What you should do:
Return the data exactly, with all pictures removed.

Input rows:
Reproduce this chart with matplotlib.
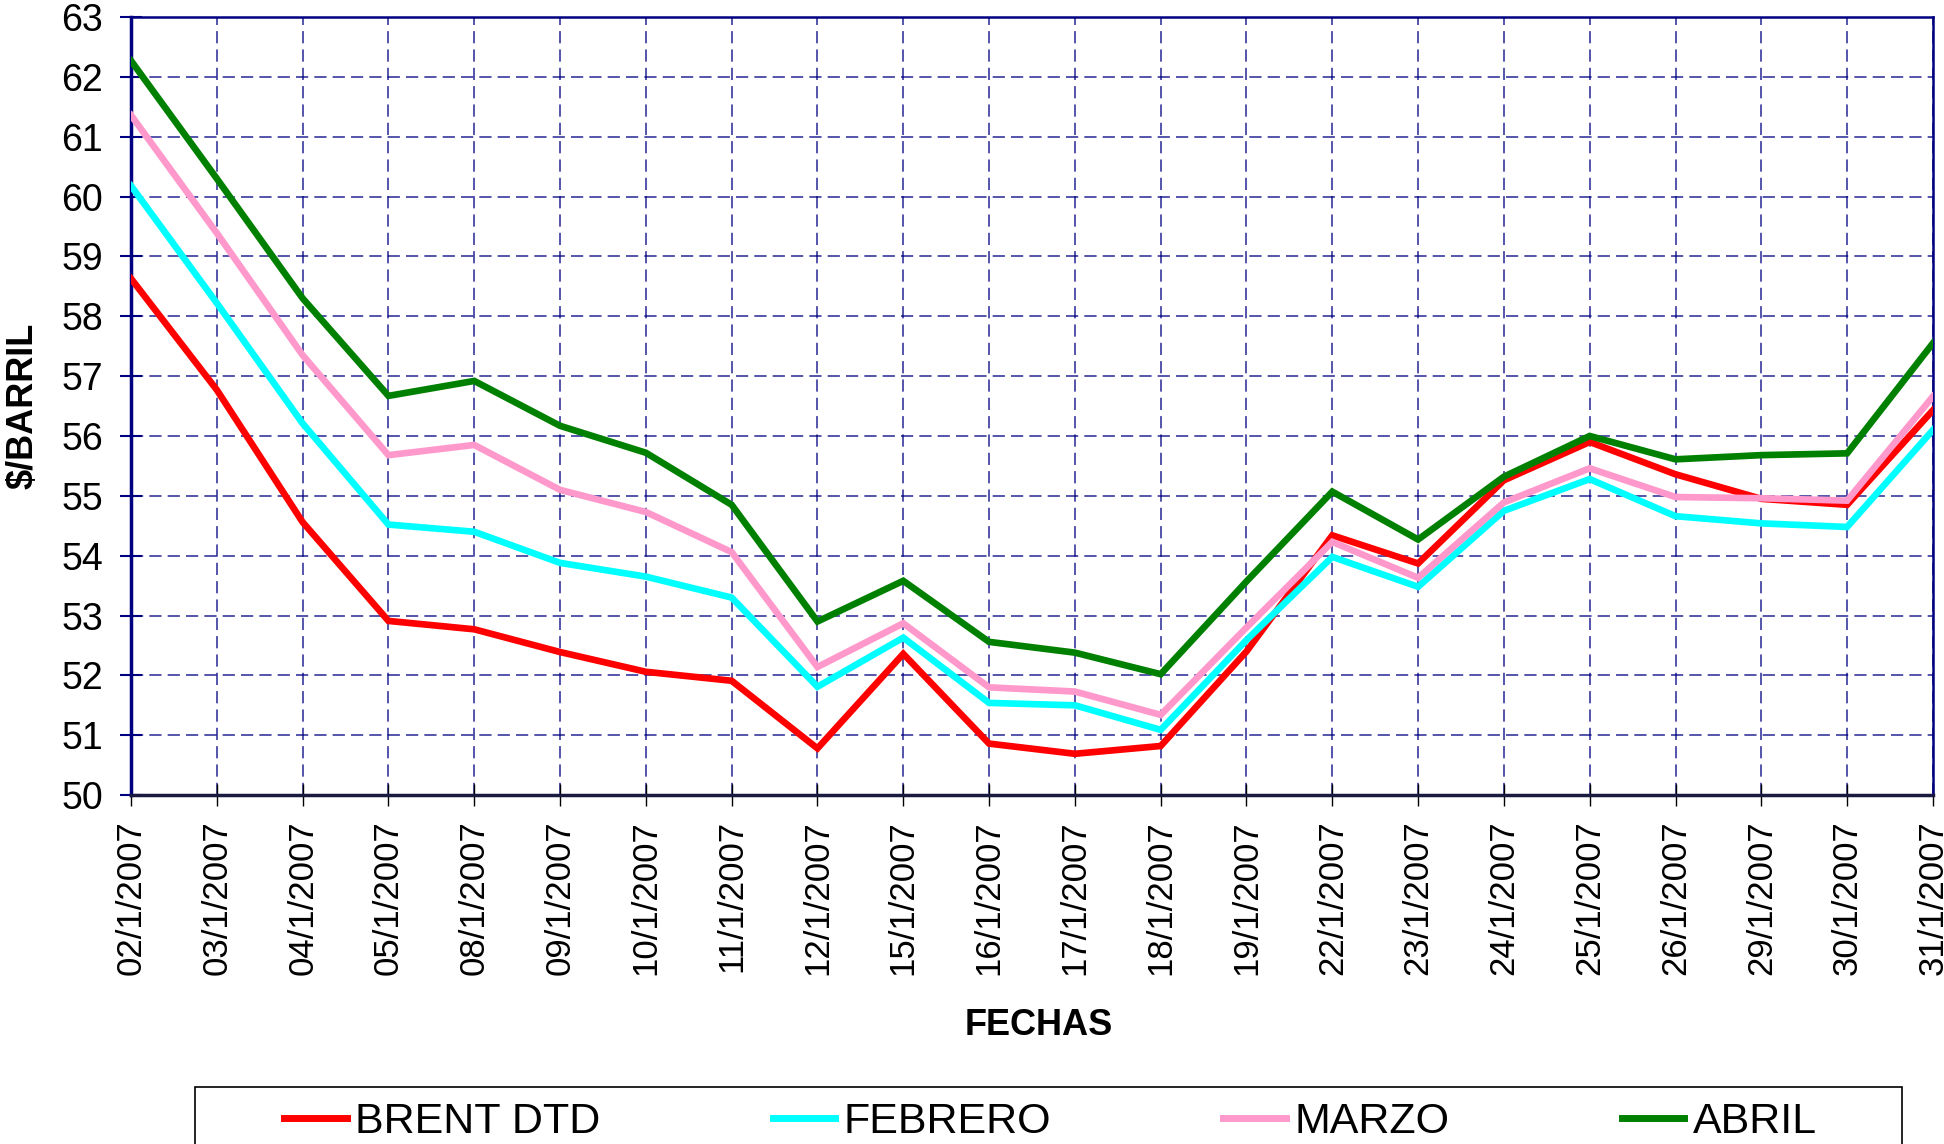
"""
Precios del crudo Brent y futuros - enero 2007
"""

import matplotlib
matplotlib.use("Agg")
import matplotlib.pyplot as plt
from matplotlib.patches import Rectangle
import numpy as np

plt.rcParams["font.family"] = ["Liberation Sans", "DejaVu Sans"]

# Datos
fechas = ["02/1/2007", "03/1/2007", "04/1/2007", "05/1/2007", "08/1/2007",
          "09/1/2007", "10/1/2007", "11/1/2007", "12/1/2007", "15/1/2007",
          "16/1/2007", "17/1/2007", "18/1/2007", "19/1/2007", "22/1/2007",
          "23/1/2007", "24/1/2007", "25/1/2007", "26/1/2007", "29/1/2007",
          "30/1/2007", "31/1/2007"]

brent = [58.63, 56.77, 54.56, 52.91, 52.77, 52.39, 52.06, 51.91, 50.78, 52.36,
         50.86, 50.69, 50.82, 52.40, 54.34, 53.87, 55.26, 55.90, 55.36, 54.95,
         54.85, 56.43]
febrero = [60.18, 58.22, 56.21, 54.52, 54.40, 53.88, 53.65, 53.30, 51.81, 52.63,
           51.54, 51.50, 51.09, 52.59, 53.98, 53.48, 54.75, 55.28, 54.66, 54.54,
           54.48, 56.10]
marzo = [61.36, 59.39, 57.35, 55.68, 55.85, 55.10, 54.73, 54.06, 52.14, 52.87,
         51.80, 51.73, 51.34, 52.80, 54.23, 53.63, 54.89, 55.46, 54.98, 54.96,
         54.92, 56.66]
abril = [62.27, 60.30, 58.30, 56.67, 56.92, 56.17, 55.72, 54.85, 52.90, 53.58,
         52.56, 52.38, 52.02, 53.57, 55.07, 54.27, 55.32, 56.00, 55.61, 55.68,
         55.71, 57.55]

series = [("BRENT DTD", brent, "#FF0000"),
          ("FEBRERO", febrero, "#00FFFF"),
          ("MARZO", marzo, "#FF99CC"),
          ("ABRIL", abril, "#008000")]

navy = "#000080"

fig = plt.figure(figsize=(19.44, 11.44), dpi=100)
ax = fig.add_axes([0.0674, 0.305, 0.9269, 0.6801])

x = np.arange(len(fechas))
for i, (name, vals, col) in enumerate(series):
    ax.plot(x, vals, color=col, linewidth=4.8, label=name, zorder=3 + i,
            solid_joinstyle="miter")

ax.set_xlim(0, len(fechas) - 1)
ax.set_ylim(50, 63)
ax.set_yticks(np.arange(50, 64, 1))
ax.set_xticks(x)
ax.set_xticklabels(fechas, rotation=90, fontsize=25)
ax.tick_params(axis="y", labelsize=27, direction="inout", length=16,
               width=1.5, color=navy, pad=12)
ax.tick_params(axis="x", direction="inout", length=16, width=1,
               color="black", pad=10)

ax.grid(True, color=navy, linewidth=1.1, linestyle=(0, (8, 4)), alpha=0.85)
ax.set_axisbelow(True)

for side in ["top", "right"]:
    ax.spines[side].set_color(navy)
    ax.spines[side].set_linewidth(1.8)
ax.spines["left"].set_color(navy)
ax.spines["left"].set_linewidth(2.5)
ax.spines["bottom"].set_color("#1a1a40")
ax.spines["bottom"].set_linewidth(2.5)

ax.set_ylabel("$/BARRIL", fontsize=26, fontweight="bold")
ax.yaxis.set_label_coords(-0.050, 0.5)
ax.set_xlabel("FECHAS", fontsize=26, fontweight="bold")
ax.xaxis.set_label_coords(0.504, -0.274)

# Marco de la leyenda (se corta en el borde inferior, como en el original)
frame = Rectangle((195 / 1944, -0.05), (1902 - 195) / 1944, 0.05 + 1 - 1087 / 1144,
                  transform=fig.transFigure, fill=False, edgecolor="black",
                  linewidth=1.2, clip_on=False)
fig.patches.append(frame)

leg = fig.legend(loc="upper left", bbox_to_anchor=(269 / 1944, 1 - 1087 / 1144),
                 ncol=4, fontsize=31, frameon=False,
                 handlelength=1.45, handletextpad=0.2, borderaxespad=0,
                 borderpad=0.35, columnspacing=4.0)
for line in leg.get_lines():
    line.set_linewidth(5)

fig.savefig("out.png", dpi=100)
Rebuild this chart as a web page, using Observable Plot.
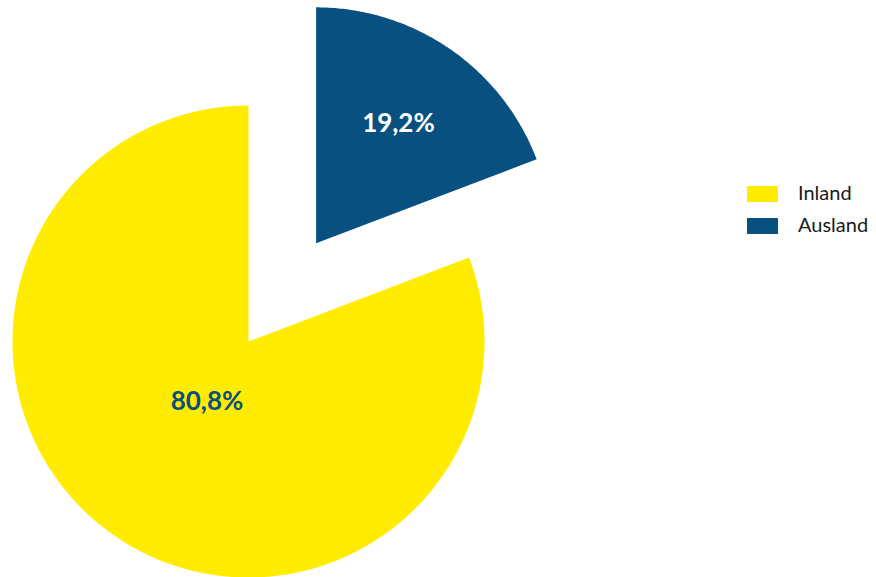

Solved problem:
Reproduce this chart with matplotlib.
"""
Precios del crudo Brent y futuros - enero 2007
"""

import matplotlib
matplotlib.use("Agg")
import matplotlib.pyplot as plt
from matplotlib.patches import Rectangle
import numpy as np

plt.rcParams["font.family"] = ["Liberation Sans", "DejaVu Sans"]

# Datos
fechas = ["02/1/2007", "03/1/2007", "04/1/2007", "05/1/2007", "08/1/2007",
          "09/1/2007", "10/1/2007", "11/1/2007", "12/1/2007", "15/1/2007",
          "16/1/2007", "17/1/2007", "18/1/2007", "19/1/2007", "22/1/2007",
          "23/1/2007", "24/1/2007", "25/1/2007", "26/1/2007", "29/1/2007",
          "30/1/2007", "31/1/2007"]

brent = [58.63, 56.77, 54.56, 52.91, 52.77, 52.39, 52.06, 51.91, 50.78, 52.36,
         50.86, 50.69, 50.82, 52.40, 54.34, 53.87, 55.26, 55.90, 55.36, 54.95,
         54.85, 56.43]
febrero = [60.18, 58.22, 56.21, 54.52, 54.40, 53.88, 53.65, 53.30, 51.81, 52.63,
           51.54, 51.50, 51.09, 52.59, 53.98, 53.48, 54.75, 55.28, 54.66, 54.54,
           54.48, 56.10]
marzo = [61.36, 59.39, 57.35, 55.68, 55.85, 55.10, 54.73, 54.06, 52.14, 52.87,
         51.80, 51.73, 51.34, 52.80, 54.23, 53.63, 54.89, 55.46, 54.98, 54.96,
         54.92, 56.66]
abril = [62.27, 60.30, 58.30, 56.67, 56.92, 56.17, 55.72, 54.85, 52.90, 53.58,
         52.56, 52.38, 52.02, 53.57, 55.07, 54.27, 55.32, 56.00, 55.61, 55.68,
         55.71, 57.55]

series = [("BRENT DTD", brent, "#FF0000"),
          ("FEBRERO", febrero, "#00FFFF"),
          ("MARZO", marzo, "#FF99CC"),
          ("ABRIL", abril, "#008000")]

navy = "#000080"

fig = plt.figure(figsize=(19.44, 11.44), dpi=100)
ax = fig.add_axes([0.0674, 0.305, 0.9269, 0.6801])

x = np.arange(len(fechas))
for i, (name, vals, col) in enumerate(series):
    ax.plot(x, vals, color=col, linewidth=4.8, label=name, zorder=3 + i,
            solid_joinstyle="miter")

ax.set_xlim(0, len(fechas) - 1)
ax.set_ylim(50, 63)
ax.set_yticks(np.arange(50, 64, 1))
ax.set_xticks(x)
ax.set_xticklabels(fechas, rotation=90, fontsize=25)
ax.tick_params(axis="y", labelsize=27, direction="inout", length=16,
               width=1.5, color=navy, pad=12)
ax.tick_params(axis="x", direction="inout", length=16, width=1,
               color="black", pad=10)

ax.grid(True, color=navy, linewidth=1.1, linestyle=(0, (8, 4)), alpha=0.85)
ax.set_axisbelow(True)

for side in ["top", "right"]:
    ax.spines[side].set_color(navy)
    ax.spines[side].set_linewidth(1.8)
ax.spines["left"].set_color(navy)
ax.spines["left"].set_linewidth(2.5)
ax.spines["bottom"].set_color("#1a1a40")
ax.spines["bottom"].set_linewidth(2.5)

ax.set_ylabel("$/BARRIL", fontsize=26, fontweight="bold")
ax.yaxis.set_label_coords(-0.050, 0.5)
ax.set_xlabel("FECHAS", fontsize=26, fontweight="bold")
ax.xaxis.set_label_coords(0.504, -0.274)

# Marco de la leyenda (se corta en el borde inferior, como en el original)
frame = Rectangle((195 / 1944, -0.05), (1902 - 195) / 1944, 0.05 + 1 - 1087 / 1144,
                  transform=fig.transFigure, fill=False, edgecolor="black",
                  linewidth=1.2, clip_on=False)
fig.patches.append(frame)

leg = fig.legend(loc="upper left", bbox_to_anchor=(269 / 1944, 1 - 1087 / 1144),
                 ncol=4, fontsize=31, frameon=False,
                 handlelength=1.45, handletextpad=0.2, borderaxespad=0,
                 borderpad=0.35, columnspacing=4.0)
for line in leg.get_lines():
    line.set_linewidth(5)

fig.savefig("out.png", dpi=100)
Rebuild this chart as a web page, using Observable Plot.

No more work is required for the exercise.